I am not saying that Dr Reynolds has made an important scientific discovery. I do not know. But as I have said before, I believe he is a sincere practitioner who wants to give help. He has put forward a theory which may, possibly, add to our overall picture of PF and enlarge our understanding of it. Because his claims that patients in his general practice have been helped by Jade Balm have been supported by at least three long-term sufferers here who say they have been significantly helped, I think his theory as to _why_ it helps deserve to be looked at by the podiatric establishment with a collectively open mind. Perhaps, in some patients, heel pain _is_ an auto-immune response.

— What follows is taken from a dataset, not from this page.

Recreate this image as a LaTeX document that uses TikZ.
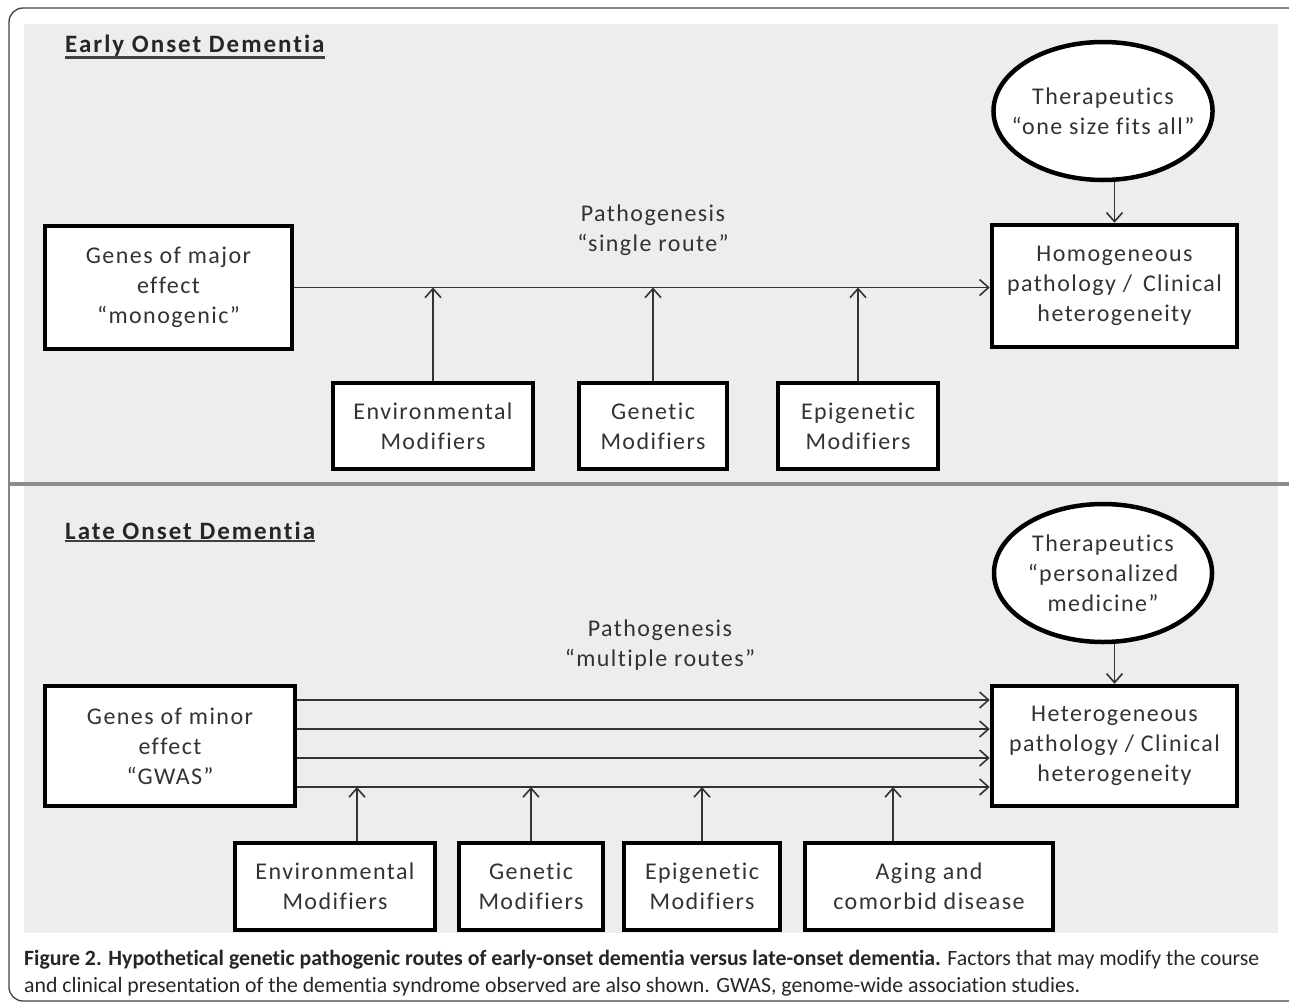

Finally, Dr Reynolds has said at least twice that he knows a proper trial is necessary, and that he hopes the results of his pilot trial will justify funding for a larger one.

Re: Snake oil or helper?

Dr. Chris Reynolds on 7/23/01 at hrmin (054000)

I think that was probably Jade 168 Balm you were reading about, although I've never implicated infection as a cause of PF. You can get more information from my website and the current PF Jade trial at http://www.jadepage.com

Re: Snake oil or helper?

Dr. Chris Reynolds on 7/23/01 at hrmin (054001)

Thanks for the compliment Mary. I haven't owned one since med school.

Re: Snake oil or helper?

Dr. Chris Reynolds on 7/23/01 at hrmin (054002)

No one could agree more that a comprehensive double blind trial should be performed using Jade 168 Balm. If you would like to run one the manufacturer will provide product free of charge. After all, that is what I have done in my attempt at a trial. I have always said that the PF trial I am doing is only a water-tester. Well, we've tested the water, the results look good, 68% of participants are enjoying an improved quality of life, four out of thirty have had complete or almost complete remissions in less than a week, the cream is perfectly safe to use (I've never seen an adverse reaction in 5 years's use on thousands of patients), numerous PF sufferers have had long term relief from Jade and you as a therapist won't even try it on your patients. I suppose a double blind cross over trial might help you sleep better, but if the Jade obviously is helping a significant number of sufferers, some of whom have voluntarily reported to this website, then don't you have a duty of care to give your patients a non-invasive, safe, often effective treatment first up? If it doesn't work then there is no harm done. If you would like to try it out, send me your mailing address and I'll get some samples to you. My auto-immune theory re PF by the way is just that, a theory. It has no bearing on whether patients' symptoms improve or not.